GSTR 9C – Part II
Posted on June 18, 2020
Part II: Reconciliation of turnover declared in the Audited Annual Financial Statement with turnover declared in Annual Return (GSTR-9).
Part II deals with details of Outward Supplies made during the financial year. Following are the table-wise details required to be reported in Part II of GSTR 9C
Table 5: Reconciliation of Gross Turnover
- This includes the turnover as per the Audited financial statements. Also the details regarding the unbilled transactions, Unadjusted Advances, Deemed Supply, Credit Notes issued after the Financial year, Unbilled Revenue, Unadjusted Advances at beginning of the FY, Turnover for the period under Composition Scheme, Any adjustment in Turnover, and such other details.

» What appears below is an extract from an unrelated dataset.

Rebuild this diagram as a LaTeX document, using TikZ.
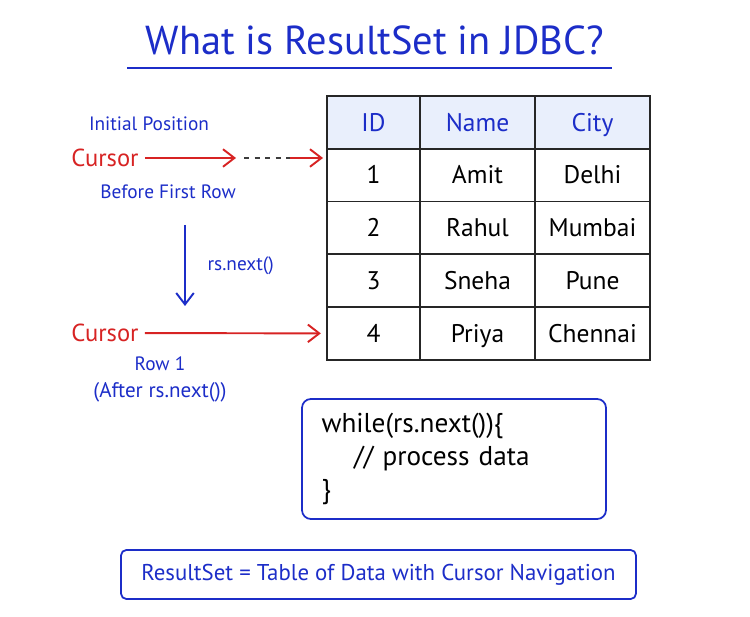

- The final outcome in this table is Un-Reconciled Turnover which is obtained by Annual Turnover after adjustment of the above-mentioned details less Turnover as declared in Annual Return.
Table 6: Reason for Un-Reconciled difference in Annual Gross Turnover
- Auditor will give his views on the un-reconciled difference in gross turnover.
Table 7: Reconciliation of Taxable Turnover.
- In this Table Turnover of Table 5 will be Auto-populated
- We have entered the details regarding the Value of Exempted, Nil Rated, Non-GST Turnover, No Supply Turnover, Zero Rated Supplies without payment of tax & the reverse charge basis supply.
- Then we have to enter a taxable Turnover Declared in Annual Return (GSTR 9). So we will get the Unreconciled Taxable Turnover.
Table 8: Reasons for Un-Reconciled difference in Taxable Turnover
- In this table, the reason for the un-reconciled Taxable Turnover is given.